The Denver Post

Murkowski, Romney say they’re backing Jackson

- By Mary Clare Jalonick and Kevin Freking

WASHINGTON » Republican Sens. Lisa Murkowski and Mitt Romney announced Monday night they will vote to confirm Judge Ketanji Brown Jackson’s historic elevation to the Supreme Court, giving President Joe Biden’s nominee a burst of bipartisan support and all but assuring she’ll become the first Black female justice.

The senators from Alaska and Utah announced their decisions ahead of a procedural vote to advance the nomination and as Democrats pressed to confirm Jackson by the end of the week. GOP Sen. Susan Collins of Maine announced last week that she would back Jackson.

All three Republican­s said they did not expect to agree with all of Jackson’s decisions, but that they found her well qualified.

Romney said she “more than meets the standard of excellence and integrity.”

With three Republican­s supporting her in the 50-50 split Senate, Jackson is on a glide path to confirmati­on and on the brink of making history as the third Black justice and only the sixth woman in the court’s more than 200-year history.

Beyond the historic element, Democrats have cited her deep experience in nine years on the federal bench and the chance for her to become the first former public defender on the court.

Both Collins and Murkowski said they believed that the Senate nomination process has become broken as it has become more partisan in the past several decades.

Murkowski said her decision partly rests “on my rejection of the corrosive politiciza­tion of the review process for Supreme Court nominees, which, on both sides of the aisle, is growing worse and more detached from reality by the year.”

Biden nominated Jackson to replace retiring Justice Stephen Breyer.

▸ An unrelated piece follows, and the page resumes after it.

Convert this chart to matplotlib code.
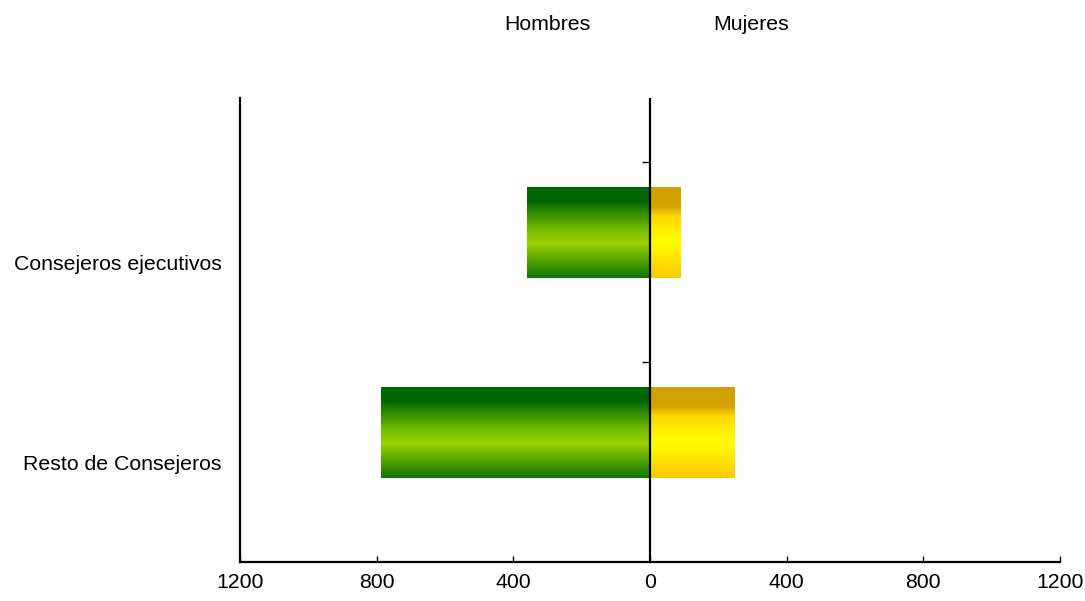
import numpy as np
import matplotlib
matplotlib.use("Agg")
import matplotlib.pyplot as plt
from matplotlib.colors import LinearSegmentedColormap
from matplotlib.patches import Rectangle
from matplotlib.ticker import FuncFormatter

plt.rcParams['font.family'] = ['Liberation Sans', 'DejaVu Sans']

categories = ["Consejeros ejecutivos", "Resto de Consejeros"]
hombres = [361, 788]
mujeres = [88, 246]
xticks = [-1200, -800, -400, 0, 400, 800, 1200]

green_cmap = LinearSegmentedColormap.from_list("g", [
    (0.0, (0/255, 105/255, 0/255)),
    (0.15, (0/255, 100/255, 0/255)),
    (0.45, (110/255, 185/255, 0/255)),
    (0.62, (155/255, 210/255, 0/255)),
    (0.82, (80/255, 160/255, 0/255)),
    (1.0, (15/255, 115/255, 10/255)),
])
yellow_cmap = LinearSegmentedColormap.from_list("y", [
    (0.0, (210/255, 160/255, 0/255)),
    (0.22, (215/255, 165/255, 0/255)),
    (0.32, (255/255, 215/255, 0/255)),
    (0.60, (255/255, 255/255, 0/255)),
    (0.85, (255/255, 220/255, 0/255)),
    (1.0, (250/255, 200/255, 0/255)),
])

W, H = 1085, 601
fig = plt.figure(figsize=(W / 100, H / 100), dpi=100)
left, right, top, bottom = 240, 1060, 98, 562
ax = fig.add_axes([left / W, (H - bottom) / H, (right - left) / W, (bottom - top) / H])

ypos = np.arange(len(categories))
offset = -0.15
height = 0.455
grad = np.linspace(0, 1, 256).reshape(-1, 1)

def gradient_bar(x0, x1, yc, cmap):
    y0 = yc + offset - height / 2
    y1 = yc + offset + height / 2
    im = ax.imshow(grad, cmap=cmap, aspect='auto', extent=[x0, x1, y1, y0],
                   interpolation='bilinear', zorder=2)
    rect = Rectangle((x0, y0), x1 - x0, y1 - y0, transform=ax.transData,
                     facecolor='none', edgecolor='none')
    ax.add_patch(rect)
    im.set_clip_path(rect)

for i, y in enumerate(ypos):
    gradient_bar(-hombres[i], 0, y, green_cmap)
    gradient_bar(0, mujeres[i], y, yellow_cmap)

ax.set_xlim(-1200, 1200)
ax.set_ylim(1.5, -0.82)

ax.axvline(0, color='black', lw=1.6, zorder=3)
ax.plot([0] * len(ypos), ypos - 0.5, marker=0, linestyle='none', color='black',
        markersize=6, markeredgewidth=1.0, zorder=3)

ax.set_xticks(xticks)
ax.xaxis.set_major_formatter(FuncFormatter(lambda v, p: f"{abs(int(v))}"))
ax.tick_params(axis='x', direction='in', length=4, width=1, labelsize=15.3, pad=8)
ax.set_yticks(ypos)
ax.set_yticklabels(categories)
ax.tick_params(axis='y', length=0, labelsize=15.3, pad=13)

for s in ['top', 'right']:
    ax.spines[s].set_visible(False)
ax.spines['left'].set_linewidth(1.6)
ax.spines['bottom'].set_linewidth(1.6)

fig.text(547 / W, 1 - 24 / H, "Hombres", ha='center', va='center', fontsize=15.3)
fig.text(751 / W, 1 - 24 / H, "Mujeres", ha='center', va='center', fontsize=15.3)

fig.savefig("out.png", dpi=100)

Biden has sought bipartisan backing for his pick, making repeated calls to senators and inviting Republican­s to the White House.

The Senate’s 53-47 vote Monday evening was to “discharge” Jackson’s nomination from the Senate Judiciary Committee after the panel deadlocked, 11-11, on whether to send the nomination to the Senate floor.

The committee vote, split along party lines, was the first deadlock on a Supreme Court nomination in three decades.

The Judiciary committee’s top Republican, Iowa Sen. Chuck Grassley, said he was opposing Jackson’s nomination because “she and I have fundamenta­l, different views on the role of judges and the role that they should play in our system of government.”

The committee hadn’t deadlocked since 1991, when Biden was chairman and a motion to send the nomination of current Justice Clarence Thomas to the floor with a “favorable” recommenda­tion failed on a 7-7 vote. The committee then voted to send the nomination to the floor without a recommenda­tion, meaning it could still be brought up for a vote.